On the surface, these factors combine to render a rather unfavorable view of conducting foreign trade or investment in India. However, this is somewhat misleading, or at least only conveys a small part of the picture. In reality, outside the scope of the current recession, India does remain one of the most promising growth states in its region.

This is confirmed in the article produced by Businessline, which suggests that a focus on short-term credit strategies might be a good way to mitigate the dangers presented by long-term investment in India. According to the article, there has also been some traction in bringing a more positive regulatory environment to the fore. The article indicates that "the various policy initiatives taken by the Government and the RBI helped ease the pressure on trade financing. This is corroborated by the increase in share of short-term trade credit (both inflows and outflows) in the overall gross capital flows." (Anonymous, p. 1)
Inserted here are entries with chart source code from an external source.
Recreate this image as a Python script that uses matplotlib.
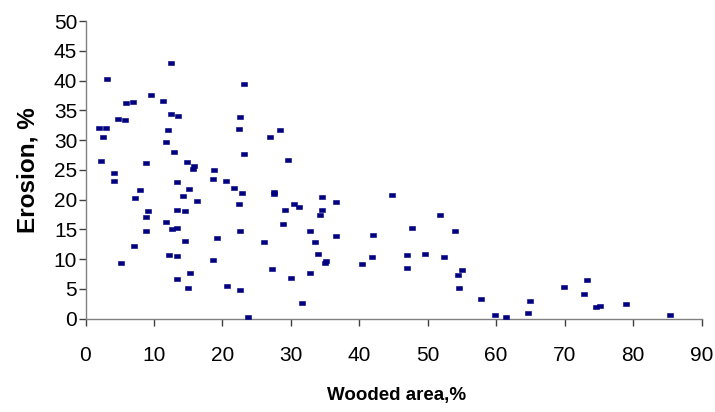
import matplotlib
matplotlib.use("Agg")
import matplotlib.pyplot as plt

wooded_area = [2.0, 3.0, 2.5, 2.3, 3.1, 4.7, 5.7, 5.9, 7.0, 9.5, 11.3, 12.5, 12.5, 13.5, 12.0,
               11.8, 13.0, 8.9, 14.9, 15.8, 15.7, 18.8, 23.1, 22.5, 22.4, 23.2, 4.1, 4.1, 5.2,
               7.2, 7.9, 7.1, 8.8, 9.1, 8.9, 11.8, 12.6, 13.4, 12.2, 13.4, 13.4, 13.3, 13.4,
               14.2, 14.6, 14.6, 15.1, 16.3, 15.3, 15.0, 18.6, 19.2, 18.6, 20.5, 21.7, 22.8,
               22.4, 22.6, 20.7, 22.6, 23.7, 28.4, 27.0, 29.6, 27.5, 27.6, 26.1, 27.3, 28.8,
               29.2, 30.4, 31.2, 30.0, 31.7, 32.8, 33.6, 33.9, 32.8, 35.1, 35.0, 34.6, 34.5,
               34.3, 36.6, 36.6, 40.4, 41.9, 42.0, 44.8, 47.7, 47.0, 47.0, 49.6, 51.8, 52.4,
               54.0, 55.0, 54.4, 54.6, 57.8, 59.9, 61.4, 64.7, 65.0, 69.9, 73.3, 72.8, 74.6,
               75.2, 78.9, 85.4]
erosion = [32.1, 32.1, 30.6, 26.5, 40.2, 33.5, 33.4, 36.2, 36.4, 37.6, 36.6, 42.9, 34.4, 34.0, 31.7,
           29.7, 28.0, 26.1, 26.4, 25.7, 25.2, 24.9, 39.5, 33.8, 31.9, 27.6, 24.5, 23.1, 9.4,
           20.3, 21.6, 12.2, 17.1, 18.1, 14.7, 16.2, 15.1, 15.3, 10.7, 10.6, 6.7, 23.0, 18.3,
           20.6, 18.1, 13.0, 21.8, 19.8, 7.6, 5.1, 23.5, 13.5, 9.8, 23.1, 22.0, 21.1,
           19.2, 14.8, 5.5, 4.9, 0.3, 31.7, 30.5, 26.7, 21.0, 21.3, 12.8, 8.3, 15.9,
           18.2, 19.2, 18.8, 6.8, 2.7, 14.8, 12.9, 10.9, 7.6, 9.7, 9.3, 20.5, 18.3,
           17.4, 19.6, 13.9, 9.2, 10.3, 14.1, 20.7, 15.2, 10.7, 8.5, 10.9, 17.4, 10.3,
           14.8, 8.2, 7.3, 5.2, 3.3, 0.7, 0.3, 1.0, 2.9, 5.3, 6.5, 4.1, 2.0,
           2.1, 2.4, 0.6]

x_ticks = [0, 10, 20, 30, 40, 50, 60, 70, 80, 90]
y_ticks = [0, 5, 10, 15, 20, 25, 30, 35, 40, 45, 50]
x_label = "Wooded area,%"
y_label = "Erosion, %"

plt.rcParams['font.family'] = ['Liberation Sans', 'DejaVu Sans']

fig = plt.figure(figsize=(7.15, 4.12), dpi=100)
ax = fig.add_axes([85.5 / 715, 93.3 / 412, 616 / 715, 297.7 / 412])

rect = [(-1.5, -1), (1.5, -1), (1.5, 1), (-1.5, 1), (-1.5, -1)]
ax.plot(wooded_area, erosion, linestyle='none', marker=rect, markersize=4.6,
        color='#000080', markeredgewidth=0.4, clip_on=False, zorder=3)

ax.set_xlim(0, 90)
ax.set_ylim(0, 50)
ax.set_xticks(x_ticks)
ax.set_yticks(y_ticks)
for s in ['top', 'right']:
    ax.spines[s].set_visible(False)
for s in ['left', 'bottom']:
    ax.spines[s].set_color('#808080')
    ax.spines[s].set_linewidth(1.0)
ax.tick_params(axis='x', direction='out', length=5, width=1, color='#404040',
               labelsize=15, pad=15)
ax.tick_params(axis='y', direction='out', length=5, width=1, color='#404040',
               labelsize=15, pad=1)

ax.set_xlabel(x_label, fontsize=13.5, fontweight='bold', va='top')
ax.xaxis.set_label_coords(0.505, -0.23)
ax.set_ylabel(y_label, fontsize=17.5, fontweight='bold')
ax.yaxis.set_label_coords(-0.075, 0.5)

fig.savefig("out.png", dpi=100)
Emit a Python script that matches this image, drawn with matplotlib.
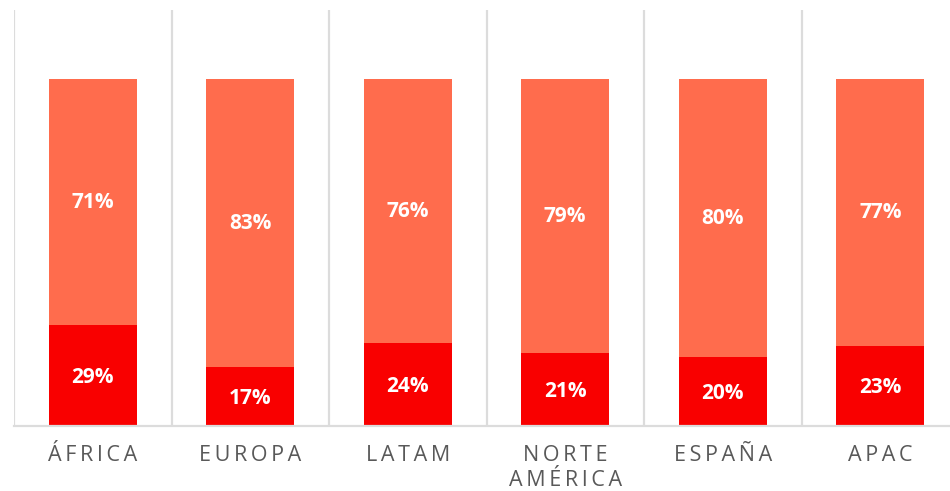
import matplotlib
matplotlib.use('Agg')
import numpy as np
import matplotlib.pyplot as plt

regiones = ['ÁFRICA', 'EUROPA', 'LATAM', 'NORTE\nAMÉRICA', 'ESPAÑA', 'APAC']
bajo = [29, 17, 24, 21, 20, 23]
alto = [71, 83, 76, 79, 80, 77]

rojo = '#F90000'
coral = '#FF6C4D'
gris = '#DCDCDC'

def espaciar(txt):
    # imitate the wide letter spacing of the original
    return '\n'.join('\u2009'.join(list(linea)) for linea in txt.split('\n'))

fig = plt.figure(figsize=(9.5, 4.91), dpi=100)
ax = fig.add_axes([14/950, 65/491, 936/950, 416/491])

x = np.arange(len(regiones))
b = np.array(bajo) / 100
t = np.array(alto) / 100
ax.bar(x, b, width=0.56, color=rojo, zorder=3)
ax.bar(x, t, width=0.56, bottom=b, color=coral, zorder=3)

for i in range(len(regiones)):
    ax.text(x[i], b[i] / 2 - 0.005, f'{bajo[i]}%', ha='center', va='center',
            color='white', fontsize=15, fontweight='bold', family='Open Sans', zorder=4)
    ax.text(x[i], b[i] + t[i] / 2, f'{alto[i]}%', ha='center', va='center',
            color='white', fontsize=15, fontweight='bold', family='Open Sans', zorder=4)

# separators between categories
for g in np.arange(-0.5, len(regiones), 1.0):
    ax.axvline(g, color=gris, linewidth=1.6, zorder=1)

ax.set_xlim(-0.5, 5.5 - 9/157.5)
ax.set_ylim(0, 1.2)
ax.set_yticks([])
ax.set_xticks(x)
ax.set_xticklabels([espaciar(r) for r in regiones], fontsize=15.5, color='#595959',
                   family='Open Sans', linespacing=1.2)
ax.tick_params(axis='x', length=0, pad=14)
for s in ['top', 'right', 'left']:
    ax.spines[s].set_visible(False)
ax.spines['bottom'].set_color(gris)
ax.spines['bottom'].set_linewidth(1.6)
ax.spines['bottom'].set_zorder(5)

fig.savefig('out.png', dpi=100)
This suggests that short-term trade credit might be an effective way to at least minimize one's financial exposure to risk. In addition to this recommendation, Gill et al. offer several suggestions that are not only instructive towards minimizing risk but also lend great insight into the way that the Indian marketplace conducts itself. Gill et al. recommend that foreign companies setting up operations in India take a number of steps to connect themselves to the local community and its attendant business culture. This includes such actions as hiring local employees, borrowing local funds, financing through local banks, establishing good relationships with local lenders and, perhaps most importantly, establishing good relationships with local and national politicians. These steps indicate that companies which integrate themselves more directly into their communities and regions will be less likely to face undue government intrusion, confiscation or other corrupt antagonism.